Dexter Osbourne* is a dad of three who is desperately worried about the time his children spend online.
I work for a technology company and have to be online every day but when I retire, I'll disconnect from the internet and go back to writing letters instead of emails. Why? Because I believe it's a negative influence, especially on young people.
I've been called a technophobe many times, but actually I'm not scared of technology. I just question the wisdom of colleagues who take 10 minutes on a computer to do a task that I take five minutes to complete without!
Questionable efficiency isn't the reason I despise the internet, though. The problem I have is with social networking.
There is currently an epidemic of self-harming among teenage girls in the UK. In a recent radio discussion about this, professionals were asked why it's a growing problem. They all said the same thing - that the pressure of living in a constantly available online community is too much for many young people.
Online bullying is rife and even so-called friends judge each other instantly and continuously. It seems that some teenagers’ self-esteem is so low that if not enough friends ‘like’ today’s uploaded selfie, it has such an impact that they harm themselves, or consider it.
It seems to me that teenage girls (and boys) are being stitched up in A&E and then sent back to their online communities. If social networking is at least in part responsible for some of this behaviour, why do professionals and parents feel unable to call for a restriction on internet access?
My children seem to spend so much time on the internet. Yes, they allocate 20 minutes of their day to a family dinner, but apart from that they are cloistered in their bedrooms with their screens. I've tried turning off the router and restricting their online time but the protests are so long and loud that eventually I give in.

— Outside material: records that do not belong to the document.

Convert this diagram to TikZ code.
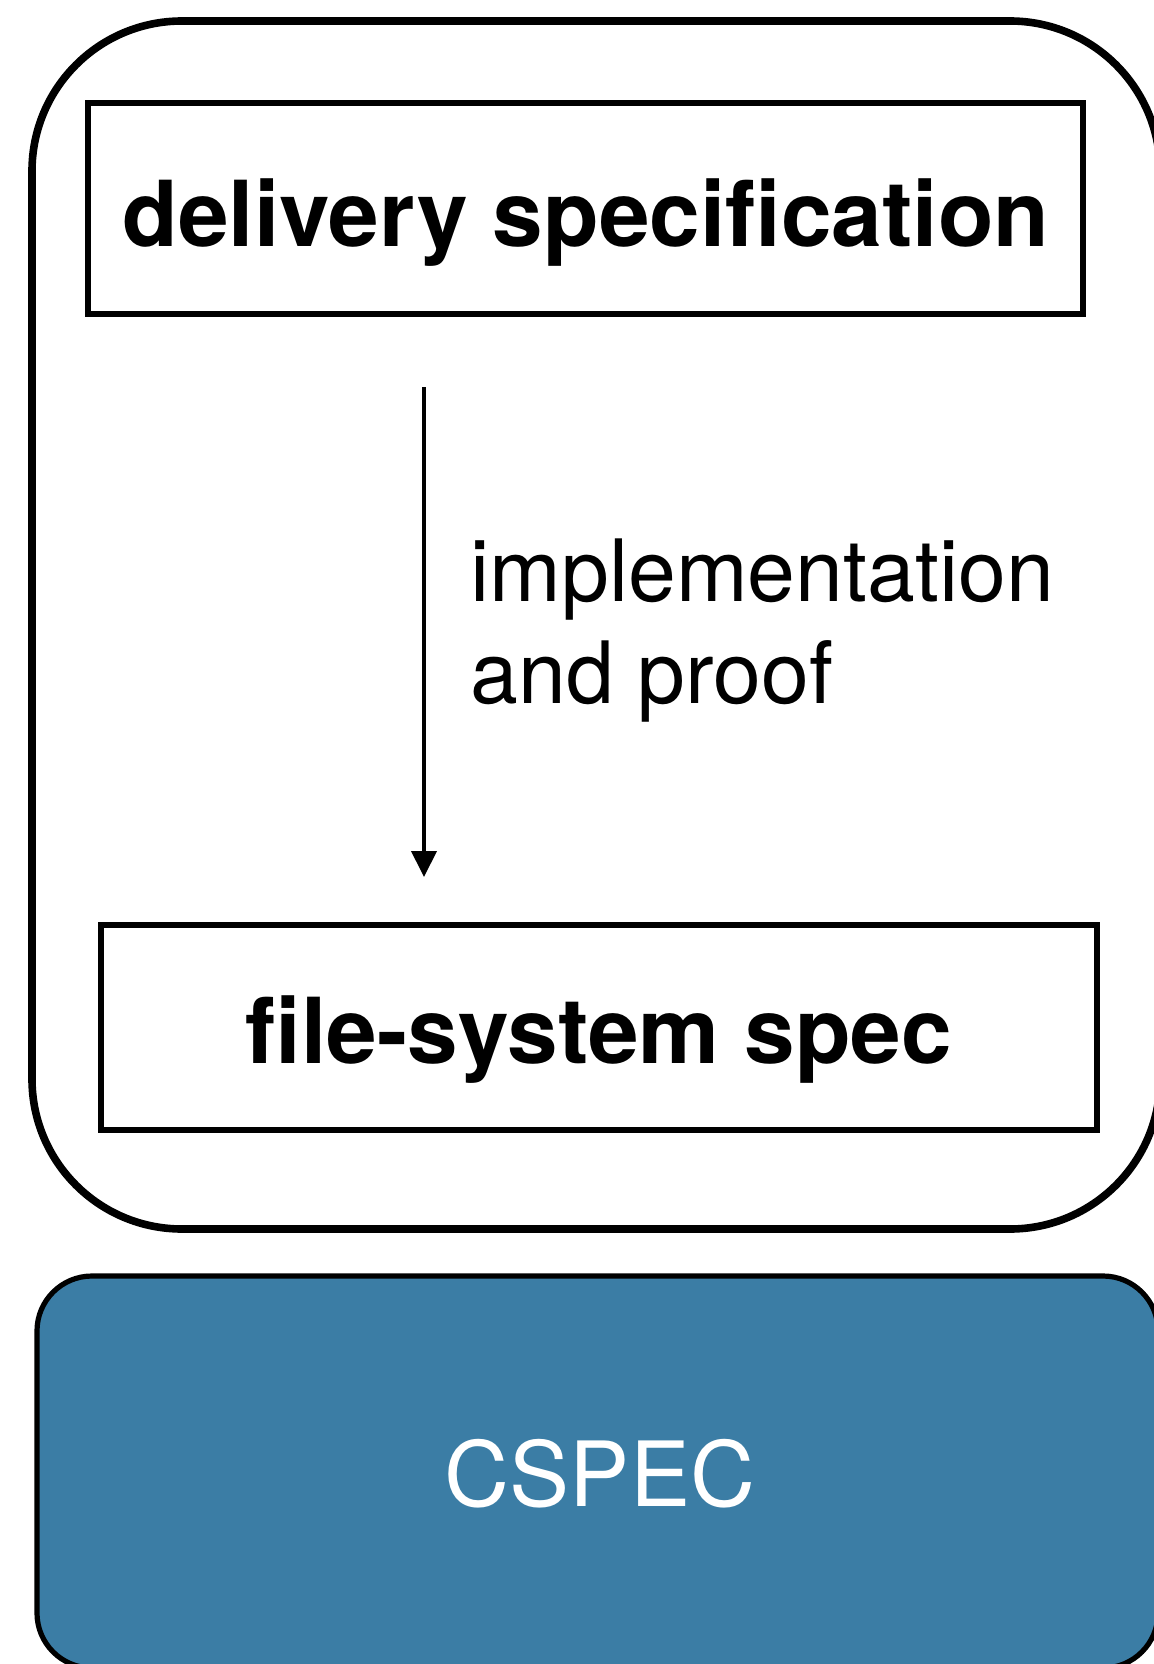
\documentclass[tikz,border=0pt]{standalone}
\usepackage{fontspec}
\setmainfont{TeX Gyre Heros}
\usetikzlibrary{arrows.meta}
\definecolor{cspecblue}{RGB}{59,125,165}
\begin{document}
\begin{tikzpicture}[x=0.5pt,y=-0.5pt]
	\tikzstyle{every node}+=[inner sep=0pt]
	\tikzstyle{specbox}=[draw=black, line width=2.6pt, rectangle]
	\tikzstyle{bigtxt}=[anchor=base, font=\fontsize{45.5}{56}\selectfont\bfseries]
	\useasboundingbox (0,0) rectangle (1154,1664);
	\clip (0,0) rectangle (1154,1664);
	\node [draw=black, line width=3.8pt, rounded corners=75pt, minimum width=564pt, minimum height=604pt] (outer) at (596,625) {};
	\node [draw=black, fill=cspecblue, line width=2.6pt, rounded corners=27.5pt, minimum width=560.5pt, minimum height=196pt] (cspec) at (597.5,1472) {};
	\node [specbox, minimum width=497.5pt, minimum height=105.5pt] (deliv) at (585.5,208.5) {};
	\node [specbox, minimum width=498pt, minimum height=102.5pt] (fsspec) at (599,1027.5) {};
	\node [bigtxt] (delivtxt) at (586,247) {delivery specification};
	\node [bigtxt] (fsspectxt) at (599,1063) {file-system spec};
	\node [anchor=base, text=white, font=\fontsize{45}{54}\selectfont] (cspectxt) at (600,1506) {CSPEC};
	\coordinate (atop) at (424,387);
	\coordinate (abot) at (424,877);
	\draw [black, line width=2pt, -{Triangle[width=12.5pt,length=13pt]}] (atop) -- (abot);
	\node [anchor=base west, align=left, font=\fontsize{43}{51}\selectfont] (impl) at (470,703) {implementation\\and proof};
\end{tikzpicture}
\end{document}
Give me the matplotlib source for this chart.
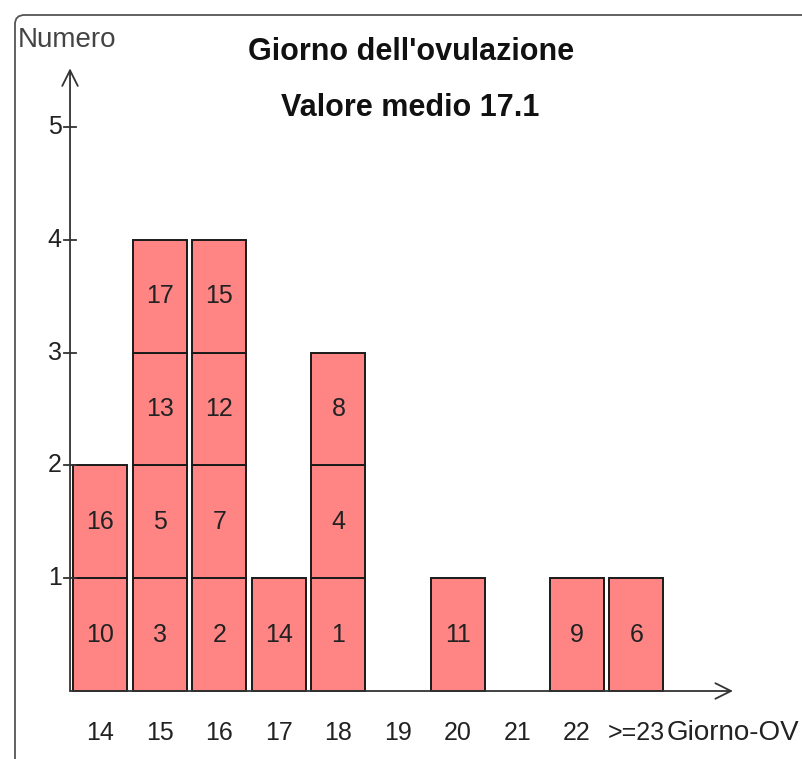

Our dinner-table conversations can be fascinating, but they tend to be abruptly cut off as the children dash upstairs to get back to their online game or chat with their ‘friends’.
I miss talking with them about ordinary stuff, which is much more likely to happen when you spend time together and have shared experiences. Our lack of everyday contact also means that it's harder to connect when bigger issues need airing.
Whenever I express my anti-internet views, most people counter them by saying it has great access to information. That doesn't happen in our house. My children use the internet almost exclusively for gaming, music and social networking. If I suggest they use it for homework or to explore ideas about life, the universe etc., they just look blank and roll their eyes.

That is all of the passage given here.